3.- Finalmente, la misericordia es intrínsecamente dolorosa. El corazón sufre cuando se acerca a la miseria física del otro. Y al acercarnos a su ruindad moral, el corazón sufre también porque el amor intenta triunfar sobre la indignación. El teólogo japonés K. Kitamori, en una obra memorable (Teología del dolor de Dios), definía ese dolor de Dios como “el amor de Dios triunfando sobre su ira”. Nosotros somos incapaces de vivir ambas cosas a la vez: amor e ira; por eso nos cuesta tanto ser auténticamente misericordiosos. Y entonces, o nos quedamos con que Dios es Amor y eliminamos su ira haciéndonos un “dios a la carta” que es mera proyección de nuestros deseos infantiles, o nos quedamos con la ira de Dios (que se vuelve evidente en cuanto echamos una mirada a este mundo cruel e injusto), y nos hacemos un dios del miedo que desfigura radicalmente toda la religiosidad humana (y que hoy sigue presente en muchos que se las dan de católicos).

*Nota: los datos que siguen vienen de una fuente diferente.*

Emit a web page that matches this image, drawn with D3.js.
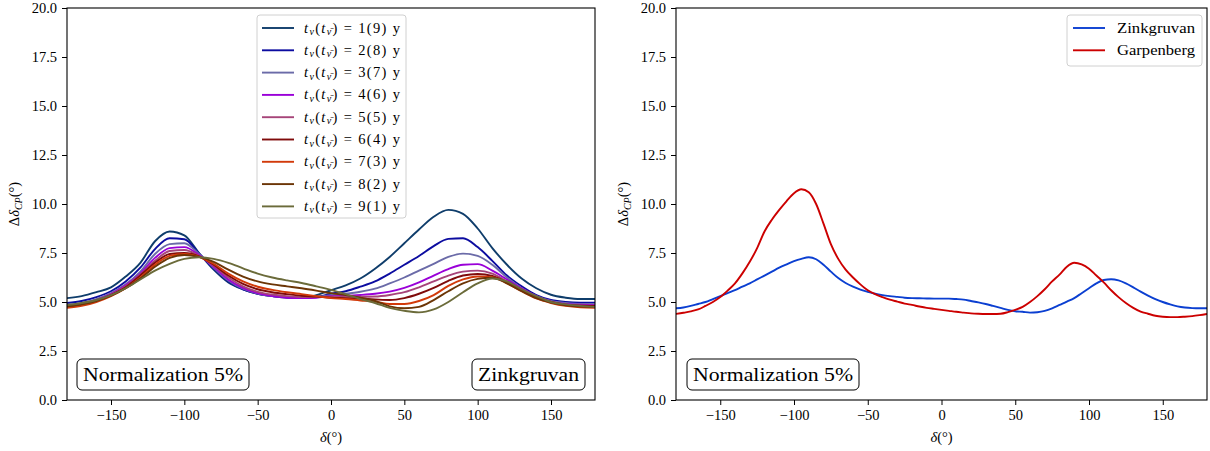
<!DOCTYPE html>
<html><head><meta charset="utf-8">
<script src="https://cdn.jsdelivr.net/npm/d3@7"></script>
<style>
body{margin:0;background:#fff}
svg{display:block}
text{font-family:"Liberation Serif","DejaVu Serif",serif;fill:#000}
</style>
</head><body>
<svg id="c" width="1210" height="451"></svg>
<script>
// ---------- DATA ----------
const deltaLeft = [-180,-170,-160,-150,-140,-130,-120,-110,-100,-90,-80,-70,-60,-50,-40,-30,-20,-10,0,10,20,30,40,50,60,70,80,90,100,110,120,130,140,150,160,170,180];
const leftLabels = ["1(9)","2(8)","3(7)","4(6)","5(5)","6(4)","7(3)","8(2)","9(1)"];
const leftColors = ["#0f3d6b","#0c0ca0","#6b6ba8","#9a00d8","#a64479","#7f0b0b","#d23a0a","#6b3506","#6b6b3a"];
const t1 = [5.2,5.3,5.5,5.75,6.3,7.0,8.1,8.6,8.4,7.5,6.65,6.0,5.65,5.42,5.3,5.22,5.22,5.35,5.6,5.85,6.2,6.7,7.3,8.0,8.7,9.35,9.7,9.5,8.75,7.75,6.9,6.2,5.7,5.37,5.22,5.15,5.15];
const t2 = [4.95,5.05,5.25,5.55,6.05,6.75,7.7,8.25,8.2,7.48,6.7,6.05,5.65,5.42,5.3,5.25,5.22,5.25,5.42,5.55,5.78,6.05,6.45,6.9,7.35,7.85,8.22,8.25,7.8,7.1,6.35,5.8,5.35,5.1,5.0,4.97,4.97];
const t3 = [4.85,4.95,5.15,5.45,5.9,6.55,7.45,7.95,8.0,7.45,6.75,6.1,5.68,5.43,5.3,5.25,5.22,5.25,5.35,5.42,5.52,5.68,5.95,6.25,6.6,6.95,7.3,7.47,7.35,6.9,6.25,5.7,5.3,5.05,4.95,4.9,4.9];
const t4 = [4.8,4.9,5.1,5.4,5.85,6.45,7.25,7.75,7.8,7.4,6.8,6.15,5.72,5.45,5.3,5.22,5.2,5.22,5.3,5.32,5.36,5.42,5.53,5.72,6.0,6.35,6.68,6.9,6.93,6.6,6.15,5.7,5.3,5.02,4.9,4.86,4.85];
const t5 = [4.78,4.88,5.08,5.38,5.8,6.4,7.1,7.6,7.65,7.35,6.85,6.25,5.8,5.52,5.38,5.3,5.25,5.25,5.27,5.27,5.27,5.28,5.36,5.5,5.75,6.05,6.35,6.55,6.6,6.45,6.05,5.65,5.28,5.02,4.88,4.83,4.81];
const t6 = [4.75,4.85,5.05,5.35,5.75,6.35,7.0,7.45,7.5,7.33,6.9,6.35,5.92,5.65,5.5,5.4,5.32,5.28,5.22,5.2,5.17,5.13,5.1,5.2,5.42,5.72,6.08,6.35,6.43,6.33,6.0,5.62,5.25,5.0,4.86,4.81,4.8];
const t7 = [4.7,4.8,5.0,5.3,5.7,6.25,6.9,7.35,7.45,7.3,6.95,6.45,6.05,5.78,5.62,5.5,5.4,5.3,5.2,5.15,5.08,5.02,4.9,4.9,5.05,5.35,5.82,6.15,6.3,6.27,5.95,5.55,5.18,4.95,4.8,4.73,4.71];
const t8 = [4.78,4.88,5.05,5.32,5.7,6.2,6.8,7.25,7.4,7.3,7.05,6.65,6.3,6.05,5.9,5.8,5.7,5.58,5.45,5.35,5.22,5.05,4.78,4.68,4.75,5.1,5.55,5.95,6.18,6.24,5.95,5.55,5.2,4.97,4.83,4.77,4.76];
const t9 = [4.85,4.95,5.1,5.35,5.7,6.15,6.6,6.95,7.2,7.28,7.2,7.0,6.72,6.45,6.25,6.1,5.97,5.8,5.62,5.4,5.15,4.95,4.7,4.55,4.47,4.62,5.0,5.5,5.95,6.2,6.05,5.65,5.3,5.0,4.88,4.8,4.75];

const deltaRight = [-180,-175,-170,-165,-160,-155,-150,-145,-140,-135,-130,-125,-120,-115,-110,-105,-100,-95,-90,-85,-80,-75,-70,-65,-60,-55,-50,-45,-40,-35,-30,-25,-20,-15,-10,-5,0,5,10,15,20,25,30,35,40,45,50,55,60,65,70,75,80,85,90,95,100,105,110,115,120,125,130,135,140,145,150,155,160,165,170,175,180];
const rightLabels = ["Zinkgruvan","Garpenberg"];
const rightColors = ["#0b3fd1","#cc0000"];
const zinkgruvan = [4.68,4.72,4.8,4.9,5.0,5.15,5.3,5.45,5.6,5.78,5.95,6.15,6.35,6.55,6.75,6.92,7.08,7.2,7.28,7.18,6.9,6.55,6.22,5.97,5.78,5.63,5.52,5.42,5.35,5.3,5.26,5.22,5.2,5.19,5.18,5.17,5.17,5.17,5.15,5.12,5.05,4.98,4.9,4.8,4.7,4.6,4.53,4.5,4.46,4.48,4.55,4.68,4.85,5.02,5.2,5.45,5.7,5.95,6.12,6.16,6.1,5.95,5.75,5.53,5.33,5.15,5.0,4.88,4.78,4.72,4.69,4.68,4.68];
const garpenberg = [4.39,4.45,4.52,4.62,4.8,5.0,5.25,5.58,5.95,6.46,7.05,7.75,8.6,9.2,9.7,10.15,10.55,10.75,10.6,10.0,9.0,7.95,7.2,6.65,6.25,5.9,5.6,5.4,5.25,5.12,5.02,4.92,4.85,4.77,4.7,4.65,4.6,4.55,4.5,4.46,4.42,4.4,4.39,4.39,4.4,4.48,4.6,4.75,5.0,5.3,5.65,6.05,6.4,6.8,7.0,6.92,6.7,6.35,6.0,5.6,5.25,4.95,4.7,4.51,4.4,4.3,4.25,4.23,4.23,4.25,4.28,4.33,4.39];

const xTicks = [-150,-100,-50,0,50,100,150];
const yTicks = [0,2.5,5,7.5,10,12.5,15,17.5,20];
const annotNorm = "Normalization 5%";
const annotSite = "Zinkgruvan";

// ---------- DRAW ----------
const svg = d3.select("#c");
const leftSeries = [t1,t2,t3,t4,t5,t6,t7,t8,t9];

function panel(xr, deltas, series, colors) {
  const x = d3.scaleLinear().domain([-180,180]).range(xr);
  const y = d3.scaleLinear().domain([0,20]).range([400,8]);
  const g = svg.append("g");
  const line = d3.line().x((d,i)=>x(deltas[i])).y(d=>y(d)).curve(d3.curveMonotoneX);
  const clipId = "clip" + xr[0];
  svg.append("clipPath").attr("id", clipId).append("rect")
    .attr("x", xr[0]).attr("y", 8).attr("width", xr[1]-xr[0]).attr("height", 392);
  const lg = g.append("g").attr("clip-path", `url(#${clipId})`);
  series.forEach((s,k)=>{
    lg.append("path").attr("d", line(s)).attr("fill","none")
      .attr("stroke", colors[k]).attr("stroke-width", 1.9).attr("stroke-linejoin","round");
  });
  const ax = g.append("g").attr("transform","translate(0,400)")
    .call(d3.axisBottom(x).tickValues(xTicks).tickFormat(d3.format("d")).tickSize(5).tickPadding(5));
  const ay = g.append("g").attr("transform",`translate(${xr[0]},0)`)
    .call(d3.axisLeft(y).tickValues(yTicks).tickFormat(d3.format(".1f")).tickSize(5).tickPadding(5));
  [ax,ay].forEach(a=>{
    a.select(".domain").remove();
    a.selectAll("text").attr("font-size",14.5).attr("font-family",'"Liberation Serif",serif').attr("fill","#000");
    a.selectAll("line").attr("stroke","#000").attr("stroke-width",1);
  });
  g.append("rect").attr("x",xr[0]).attr("y",8).attr("width",xr[1]-xr[0]).attr("height",392)
    .attr("fill","none").attr("stroke","#000").attr("stroke-width",1.1);
  // x label
  const xl = g.append("text").attr("x",(xr[0]+xr[1])/2).attr("y",442).attr("text-anchor","middle").attr("font-size",14.5);
  xl.append("tspan").attr("font-style","italic").text("δ");
  xl.append("tspan").text("(°)");
  // y label
  const yl = g.append("text").attr("transform",`translate(${xr[0]-48},204) rotate(-90)`).attr("text-anchor","middle").attr("font-size",14.5);
  yl.append("tspan").text("Δ");
  yl.append("tspan").attr("font-style","italic").text("δ");
  yl.append("tspan").attr("font-style","italic").attr("font-size",10).attr("dy",3).text("CP");
  yl.append("tspan").attr("dy",-3).text("(°)");
  return {x,y,g};
}

function annot(g, xLeft, xRight, txt, width) {
  const x0 = xLeft !== null ? xLeft + 6 : xRight - 6 - width;
  g.append("rect")
    .attr("x", x0-6).attr("y",359).attr("width", width+12).attr("height",31)
    .attr("rx",5).attr("fill","#fff").attr("stroke","#000").attr("stroke-width",1);
  g.append("text").attr("x", x0).attr("y",381).attr("font-size",19.5)
    .attr("textLength", width).attr("lengthAdjust","spacingAndGlyphs").text(txt);
}

// left panel
const L = panel([67,595], deltaLeft, leftSeries, leftColors);
{
  const lg = L.g.append("g");
  lg.append("rect").attr("x",257).attr("y",15).attr("width",149).attr("height",203).attr("rx",3)
    .attr("fill","#fff").attr("fill-opacity",0.8).attr("stroke","#d0d0d0");
  leftLabels.forEach((lab,k)=>{
    const yy = 28 + k*22.3;
    lg.append("line").attr("x1",262).attr("x2",294).attr("y1",yy).attr("y2",yy)
      .attr("stroke",leftColors[k]).attr("stroke-width",1.9);
    const t = lg.append("text").attr("x",304).attr("y",yy+4.5).attr("font-size",14.5)
      .attr("textLength",96).attr("lengthAdjust","spacing");
    t.append("tspan").attr("font-style","italic").text("t");
    t.append("tspan").attr("font-style","italic").attr("font-size",10).attr("dy",2.5).text("ν");
    t.append("tspan").attr("dy",-2.5).text("(");
    t.append("tspan").attr("font-style","italic").text("t");
    t.append("tspan").attr("font-style","italic").attr("font-size",10).attr("dy",2.5).text("ν̄");
    t.append("tspan").attr("dy",-2.5).text(") = " + lab + " y");
  });
  annot(L.g, 77, null, annotNorm, 160);
  annot(L.g, null, 585, annotSite, 101);
}

// right panel
const R = panel([676,1207], deltaRight, [zinkgruvan, garpenberg], rightColors);
{
  const lg = R.g.append("g");
  lg.append("rect").attr("x",1067).attr("y",15).attr("width",135).attr("height",51).attr("rx",3)
    .attr("fill","#fff").attr("fill-opacity",0.8).attr("stroke","#d0d0d0");
  rightLabels.forEach((lab,k)=>{
    const yy = 28 + k*22.3;
    lg.append("line").attr("x1",1073).attr("x2",1105).attr("y1",yy).attr("y2",yy)
      .attr("stroke",rightColors[k]).attr("stroke-width",1.9);
    lg.append("text").attr("x",1117).attr("y",yy+4.5).attr("font-size",15)
      .attr("textLength",78).attr("lengthAdjust","spacingAndGlyphs").text(lab);
  });
  annot(R.g, 687, null, annotNorm, 160);
}
</script>
</body></html>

El año de la misericordia no deberá ser una de esas celebraciones casi sólo nominales a las que estamos tan acostumbrados y que dejan las cosas igual (“año de la infancia”, “de la mujer”, “de los pueblos indígenas”…). Debería ser un año mucho más serio, que nos vuelva un poco más humanos, desarrollando aquello que todos tenemos de divinos. Podríamos enmarcarlo en esta sencilla copla, que parodia unas palabras de Jesús:
“Querer al que no te quiere – eso es de verdad querer – que de la otra manera – se llama corresponder. – Y eso… lo hace cualquiera”.